Hello, privacy pros!
I was appointed as the IAPP country leader for Australia in February of this year. I am grateful for the opportunity and for the warm welcome and encouragement from other Australian privacy professionals. I look forward to helping to grow and serve Australia’s privacy community going forward.
As this is my first time introducing the Asia-Pacific Dashboard Digest, I wanted to take a brief moment to introduce myself to the IAPP’s members across the region.
I am the chief privacy officer at Cochlear Limited, a medical device manufacturer based in Sydney, Australia, and a global leader in implantable hearing solutions. My technology and legal career spans three continents over more than two decades, with the last 12 years devoted to privacy and data protection matters. I have worked for large enterprises, including nine years at Microsoft, as well as startups as small as seven employees. I relocated to Sydney with my family two-and-a-half years ago after having spent five years in London. Prior to that, I was based in the United States.

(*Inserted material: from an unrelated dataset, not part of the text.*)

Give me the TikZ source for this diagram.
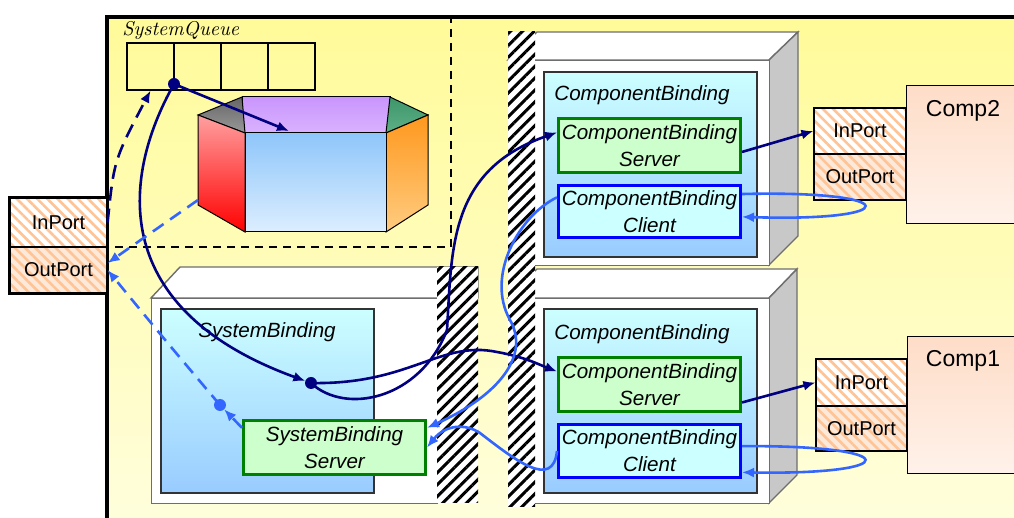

Having just returned from a gathering of an overwhelming 4,000-plus privacy professionals at the IAPP Global Privacy Summit, it’s clear that our profession is experiencing massive growth. When I joined in 2007, the IAPP had fewer than 10,000 members. It has just surpassed 50,000 members across more than 100 countries! This growth is reflective of the importance of privacy across industries and geographies.

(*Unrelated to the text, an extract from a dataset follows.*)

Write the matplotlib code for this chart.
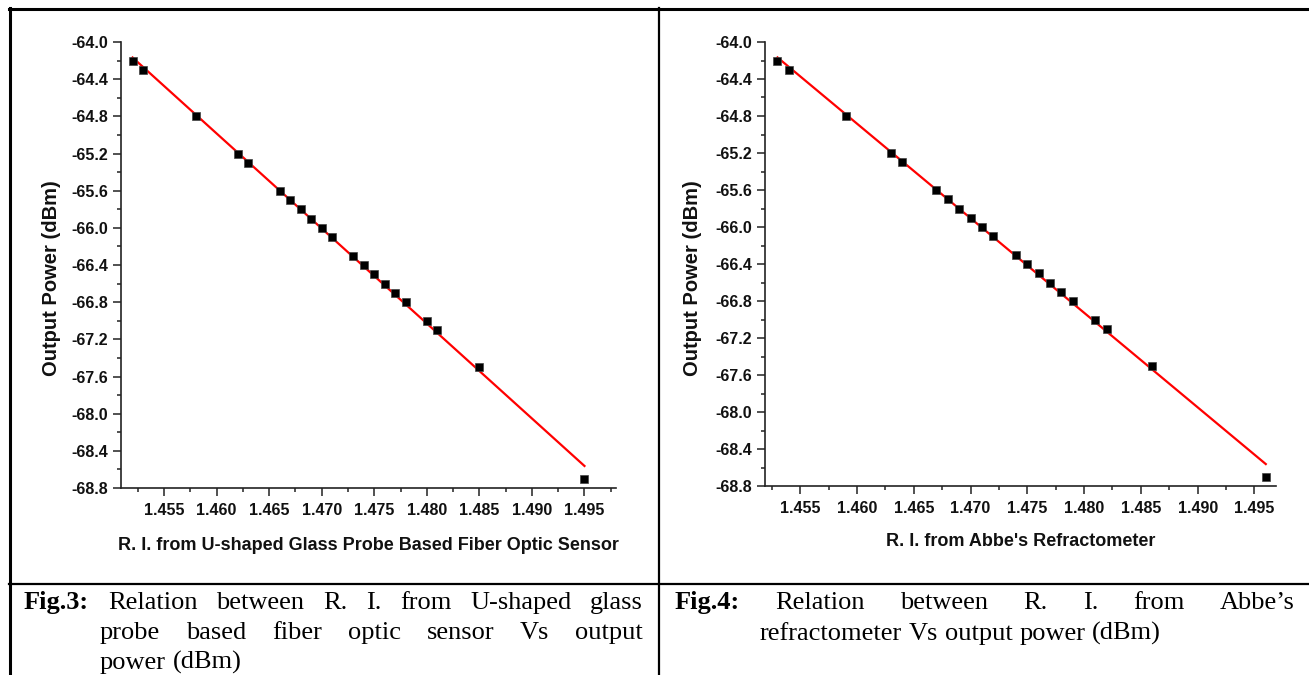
import numpy as np
import matplotlib
matplotlib.use('Agg')
import matplotlib.pyplot as plt
from matplotlib.lines import Line2D
from matplotlib.ticker import MultipleLocator, FormatStrFormatter

# data
ri_sensor = [1.452, 1.453, 1.458, 1.462, 1.463, 1.466, 1.467, 1.468, 1.469, 1.470, 1.471,
             1.473, 1.474, 1.475, 1.476, 1.477, 1.478, 1.480, 1.481, 1.485, 1.495]
ri_abbe = [1.453, 1.454, 1.459, 1.463, 1.464, 1.467, 1.468, 1.469, 1.470, 1.471, 1.472,
           1.474, 1.475, 1.476, 1.477, 1.478, 1.479, 1.481, 1.482, 1.486, 1.496]
power = [-64.2, -64.3, -64.8, -65.2, -65.3, -65.6, -65.7, -65.8, -65.9, -66.0, -66.1,
         -66.3, -66.4, -66.5, -66.6, -66.7, -66.8, -67.0, -67.1, -67.5, -68.7]

xlabel_left = 'R. I. from U-shaped Glass Probe Based Fiber Optic Sensor'
xlabel_right = "R. I. from Abbe's Refractometer"
ylabel = 'Output Power (dBm)'

W, H = 1309, 675
fig = plt.figure(figsize=(W / 100, H / 100), dpi=100)
fig.patch.set_facecolor('white')

sans = 'Liberation Sans'
serif = 'Liberation Serif'


def fx(px):
    return px / W


def fy(py):
    return 1 - py / H


def make_panel(rect, x, y, xlim, xlab, ylab_x, xlab_y):
    ax = fig.add_axes(rect)
    ax.plot(x, y, 's', color='black', markersize=5.6, markeredgecolor='#444444',
            markeredgewidth=0.5, zorder=3)
    # linear fit (red line)
    k, b = np.polyfit(x, y, 1)
    xx = np.array([min(x), max(x)])
    ax.plot(xx, k * xx + b, color='#ff0000', linewidth=1.6, zorder=2)

    ax.set_xlim(xlim)
    ax.set_ylim(-68.8, -64.0)
    ax.xaxis.set_major_locator(MultipleLocator(0.005))
    ax.xaxis.set_minor_locator(MultipleLocator(0.0025))
    ax.yaxis.set_major_locator(MultipleLocator(0.4))
    ax.yaxis.set_minor_locator(MultipleLocator(0.2))
    ax.xaxis.set_major_formatter(FormatStrFormatter('%.3f'))
    ax.yaxis.set_major_formatter(FormatStrFormatter('%.1f'))

    for s in ['top', 'right']:
        ax.spines[s].set_visible(False)
    for s in ['left', 'bottom']:
        ax.spines[s].set_linewidth(1.2)
        ax.spines[s].set_color('#222222')
    ax.tick_params(which='major', direction='out', length=5.5, width=1.1,
                   color='#222222', labelsize=11.5, labelcolor='#111111')
    ax.tick_params(which='minor', direction='out', length=3, width=1.1, color='#222222')
    ax.tick_params(axis='x', which='major', pad=5)
    ax.tick_params(axis='y', which='major', pad=3.5)
    for lab in ax.get_xticklabels() + ax.get_yticklabels():
        lab.set_fontfamily(sans)
        lab.set_fontweight('bold')
    ax.set_facecolor('white')

    fig.text(fx(ylab_x), fy(278), ylabel, rotation=90,
             ha='center', va='center', fontsize=14.5, fontweight='bold',
             family=sans, color='#111111')
    fig.text(rect[0] + rect[2] / 2, fy(xlab_y), xlab, ha='center', va='center',
             fontsize=13, fontweight='bold', family=sans, color='#111111')
    return ax


make_panel([fx(121), fy(488), fx(616) - fx(121), fy(42) - fy(488)],
           ri_sensor, power, (1.4509, 1.4980), xlabel_left, 52, 546)
make_panel([fx(765), fy(486), fx(1276) - fx(765), fy(42) - fy(486)],
           ri_abbe, power, (1.4519, 1.4969), xlabel_right, 693, 542)

# table borders
def hline(y, x0, x1, lw):
    fig.add_artist(Line2D([fx(x0), fx(x1)], [fy(y), fy(y)], color='black', linewidth=lw))


def vline(x, y0, y1, lw):
    fig.add_artist(Line2D([fx(x), fx(x)], [fy(y0), fy(y1)], color='black', linewidth=lw))


hline(9, 9, W, 2.2)
hline(584, 9, W, 1.6)
vline(10, 8, H, 2.2)
vline(659, 8, H, 1.6)

# captions, justified like the document text
renderer = fig.canvas.get_renderer()


def text_line(words, x0, x1, base, justify=True, bold_first=False):
    texts = []
    for i, w in enumerate(words):
        t = fig.text(0, fy(base), w, fontsize=19, family=serif, va='baseline', ha='left',
                     fontweight='bold' if (bold_first and i == 0) else 'normal')
        texts.append(t)
    widths = [t.get_window_extent(renderer).width for t in texts]
    if justify and len(words) > 1:
        gap = (x1 - x0 - sum(widths)) / (len(words) - 1)
    else:
        sp = fig.text(0, 0, 'a a', fontsize=19, family=serif)
        sp2 = fig.text(0, 0, 'aa', fontsize=19, family=serif)
        gap = sp.get_window_extent(renderer).width - sp2.get_window_extent(renderer).width
        sp.remove()
        sp2.remove()
    x = x0
    for t, w in zip(texts, widths):
        t.set_x(fx(x))
        x += w + gap


text_line(['Fig.3:', 'Relation', 'between', 'R.', 'I.', 'from', 'U-shaped', 'glass'],
          24, 643, 609, bold_first=True)
text_line(['probe', 'based', 'fiber', 'optic', 'sensor', 'Vs', 'output'], 100, 643, 639)
text_line(['power', '(dBm)'], 100, 643, 669, justify=False)

text_line(['Fig.4:', 'Relation', 'between', 'R.', 'I.', 'from', 'Abbe\u2019s'],
          675, 1295, 609, bold_first=True)
text_line(['refractometer', 'Vs', 'output', 'power', '(dBm)'], 760, 1295, 640, justify=False)

fig.savefig('out.png', dpi=100)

Closer to home, next week is Privacy Awareness Week in Australia and New Zealand. This is an initiative driven by the region’s regulators and supported by a broad range of organizations. As part of Australia’s PAW activities, I look forward to attending a (sold-out!) breakfast event organized by the Office of the Australian Information Commissioner, joining the free privacy-by-design webinar from Salinger Privacy and the IAPP, and supporting internal awareness activities at local Australian businesses, including at Qantas and at my employer, Cochlear.
With Australia’s federal election set for 18 May, it appears from this Reuters article that, despite recent global election scandals, Australian political parties continue to rely on their exemption from the Australian Privacy Act as they scoop up personal information to profile and target voters. Privacy professionals have a key role to play in helping civil society grapple with the ethical considerations of how information should and should not be used in the electoral sphere.
You’ll hear more from me in the coming months with some reflections on privacy developments in Australia and more broadly across the Asia-Pacific region. I am currently on the lookout for some good and tangible examples of differential privacy implementations. If you are aware of any, please pass them on!